### Description of the task
Leave out the pictures, and write out exactly the lines from the beginning of the material to the line holding "import pandas as pd", that line included, and nothing else.

### Provided material
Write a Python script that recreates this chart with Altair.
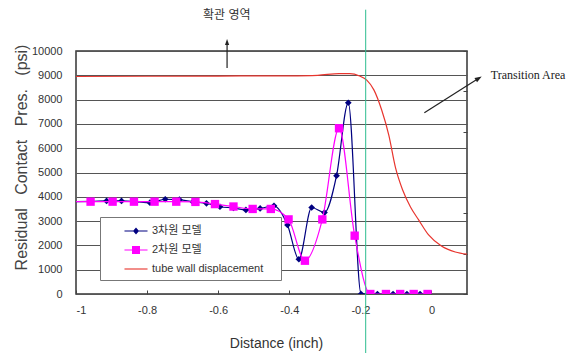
import altair as alt
import pandas as pd

# 3-D model: residual contact pressure vs. distance
dist_3d = [-1.04, -0.956, -0.914, -0.872, -0.832, -0.792, -0.749, -0.709, -0.671,
           -0.633, -0.595, -0.557, -0.522, -0.482, -0.443, -0.405, -0.373, -0.337,
           -0.301, -0.267, -0.234, -0.198, -0.175, -0.152, -0.108, -0.069, -0.032]
pres_3d = [3800, 3810, 3830, 3830, 3800, 3760, 3900, 3880, 3790,
           3730, 3590, 3540, 3460, 3520, 3630, 2840, 1430, 3560,
           3350, 4870, 7870, 0, 0, 0, 0, 0, 0]

# 2-D model
dist_2d = [-1.02, -0.959, -0.897, -0.837, -0.779, -0.718, -0.664, -0.609, -0.557,
           -0.503, -0.452, -0.402, -0.356, -0.307, -0.260, -0.216, -0.172, -0.128,
           -0.088, -0.050, -0.011]
pres_2d = [3800, 3800, 3800, 3800, 3800, 3800, 3790, 3700, 3600,
           3500, 3500, 3070, 1370, 3070, 6820, 2400, 0, 0,
           0, 0, 0]

# tube wall displacement profile, drawn on the pressure scale
dist_wall = [-1.0, -0.8, -0.6, -0.4, -0.32, -0.26, -0.23, -0.202, -0.182, -0.162,
             -0.140, -0.120, -0.101, -0.081, -0.059, -0.036, -0.008, 0.028, 0.067, 0.1]
pres_wall = [8950, 8960, 8970, 8980, 9000, 9070, 9070, 8970, 8800, 8400,
             7570, 6540, 5190, 4280, 3580, 3050, 2430, 1975, 1730, 1640]

series_names = ["3차원 모델", "2차원 모델", "tube wall displacement"]
x_ticks = [-1, -0.8, -0.6, -0.4, -0.2, 0]
y_ticks = [0, 1000, 2000, 3000, 4000, 5000, 6000, 7000, 8000, 9000, 10000]
right_ticks = [0, 1, 2, 3, 4, 5, 6]

# transition boundary and annotation anchors (data units)
transition_x = -0.185
expand_label = "확관 영역"
transition_label = "Transition Area"
y_title = "Residual\u00a0\u00a0 Contact\u00a0\u00a0 Pres.\u00a0\u00a0 (psi)"

# ---- styling ----
FONT = "Liberation Sans, Noto Sans CJK KR, sans-serif"
C3, C2, CW = "#000080", "#FF00FF", "#E8352E"
series_colors = [C3, C2, CW]
GREEN = "#2DBD8F"
INK = "#222222"

# legend symbols: short line plus the series marker
legend_paths = [
    "M-1.44,-0.075H1.44V0.075H-1.44Z M0,-0.44L0.375,0L0,0.44L-0.375,0Z",
    "M-1.44,-0.075H1.44V0.075H-1.44Z M-0.5,-0.5H0.5V0.5H-0.5Z",
    "M-1.44,-0.07H1.44V0.07H-1.44Z",
]
arrow_head = "M0,-1L0.7,1L-0.7,1Z"

df3 = pd.DataFrame({"distance": dist_3d, "pressure": pres_3d, "series": series_names[0]})
df2 = pd.DataFrame({"distance": dist_2d, "pressure": pres_2d, "series": series_names[1]})
dfw = pd.DataFrame({"distance": dist_wall, "pressure": pres_wall, "series": series_names[2]})
df_all = pd.concat([df3, df2, dfw], ignore_index=True)

x_scale = alt.Scale(domain=[-1, 0.1], nice=False, zero=False)
y_scale = alt.Scale(domain=[0, 10000], nice=False, zero=False)

x_axis = alt.Axis(values=x_ticks, labelExpr="'' + datum.value", domain=False, grid=False,
                  ticks=True, tickSize=4, tickColor="#444", tickWidth=1, offset=-4,
                  labelPadding=10, labelFontSize=11, labelColor="#333",
                  titleFontSize=14, titleFontWeight="normal", titleColor="#333",
                  titlePadding=21, titleX=200)
y_axis = alt.Axis(values=y_ticks, format="d", domain=False, ticks=False, grid=True,
                  gridColor="#555555", gridWidth=1.1,
                  labelPadding=14, labelFontSize=11, labelColor="#333",
                  titleFontSize=16, titleFontWeight="normal", titleColor="#444",
                  titleAngle=270, titleAlign="center", titleBaseline="middle",
                  titleX=-55, titleY=106)


def X(field="distance"):
    return alt.X(f"{field}:Q", scale=x_scale, axis=x_axis, title="Distance (inch)")


def Y(field="pressure"):
    return alt.Y(f"{field}:Q", scale=y_scale, axis=y_axis, title=y_title)


line3 = alt.Chart(df3).mark_line(color=C3, strokeWidth=1.2, interpolate="monotone", clip=True).encode(x=X(), y=Y())
pts3 = alt.Chart(df3).mark_point(shape="diamond", filled=True, opacity=1, size=45, color=C3, clip=True).encode(x=X(), y=Y())
line2 = alt.Chart(df2).mark_line(color=C2, strokeWidth=1.2, interpolate="monotone", clip=True).encode(x=X(), y=Y())
pts2 = alt.Chart(df2).mark_point(shape="square", filled=True, opacity=1, size=70, color=C2, clip=True).encode(x=X(), y=Y())
linew = alt.Chart(dfw).mark_line(color=CW, strokeWidth=1.2, interpolate="monotone", clip=True).encode(x=X(), y=Y())

legend = alt.Legend(title="\u00a0", titleOrient="right", titlePadding=12, titleFontSize=11,
                    orient="none", legendX=24, legendY=166,
                    fillColor="white", strokeColor="#777777", padding=6,
                    symbolOffset=22, symbolSize=256, symbolStrokeWidth=0,
                    labelOffset=8, rowPadding=6, labelFont=FONT, labelFontSize=11,
                    labelColor="#333")

legend_layer = alt.Chart(df_all).transform_filter("datum.pressure < 0").mark_point(
    filled=True, opacity=1, size=256
).encode(
    x=X(), y=Y(),
    color=alt.Color("series:N", scale=alt.Scale(domain=series_names, range=series_colors), legend=legend),
    shape=alt.Shape("series:N", scale=alt.Scale(domain=series_names, range=legend_paths), legend=legend),
)

# vertical boundary line through the whole figure
boundary = alt.Chart(pd.DataFrame({"distance": [transition_x], "pressure": [11700], "pressure2": [-2450]})).mark_rule(
    color=GREEN, strokeWidth=1
).encode(x=X(), y=Y(), y2="pressure2:Q")

# arrows
arrows_df = pd.DataFrame({
    "distance": [-0.575, -0.020], "pressure": [9300, 7460],
    "distance2": [-0.575, 0.133], "pressure2": [10370, 8876],
})
arrow_lines = alt.Chart(arrows_df).mark_rule(color=INK, strokeWidth=1.2).encode(
    x=X(), y=Y(), x2="distance2:Q", y2="pressure2:Q")
head_up = alt.Chart(pd.DataFrame({"distance": [-0.575], "pressure": [10370]})).mark_point(
    shape=arrow_head, filled=True, opacity=1, size=36, color=INK, angle=0).encode(x=X(), y=Y())
head_diag = alt.Chart(pd.DataFrame({"distance": [0.133], "pressure": [8876]})).mark_point(
    shape=arrow_head, filled=True, opacity=1, size=49, color=INK, angle=58).encode(x=X(), y=Y())

txt_expand = alt.Chart(pd.DataFrame({"distance": [-0.576], "pressure": [11480], "label": [expand_label]})).mark_text(
    font=FONT, fontSize=12, color="#333", align="center", baseline="middle").encode(x=X(), y=Y(), text="label:N")
txt_trans = alt.Chart(pd.DataFrame({"distance": [0.167], "pressure": [9012], "label": [transition_label]})).mark_text(
    font="Liberation Serif", fontSize=12, color="#222", align="left", baseline="middle").encode(x=X(), y=Y(), text="label:N")

main = alt.layer(line3, pts3, line2, pts2, linew, legend_layer, boundary,
                 arrow_lines, head_up, head_diag, txt_expand, txt_trans)

# secondary (unlabelled) axis on the right with inward ticks
right_axis = alt.Chart(dfw).transform_calculate(rt="0").mark_point(opacity=0).encode(
    x=X(),
    y=alt.Y("rt:Q", scale=alt.Scale(domain=[0, 6], nice=False),
            axis=alt.Axis(orient="right", values=right_ticks, labels=False, domain=False,
                          grid=False, ticks=True, tickSize=4, tickColor="#444", offset=-4, title=None)),
)

chart = alt.layer(main, right_axis).resolve_scale(y="independent").properties(
    width=391, height=243,
    padding={"left": 76, "top": 51, "right": 105, "bottom": 59},
    autosize=alt.AutoSizeParams(type="none"),
).configure(background="white", font=FONT).configure_view(stroke="#333", strokeWidth=1.5)

chart.save("out.html", embed_options={"renderer": "svg", "actions": False})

### Output below
Write a Python script that recreates this chart with Altair.
import altair as alt
import pandas as pd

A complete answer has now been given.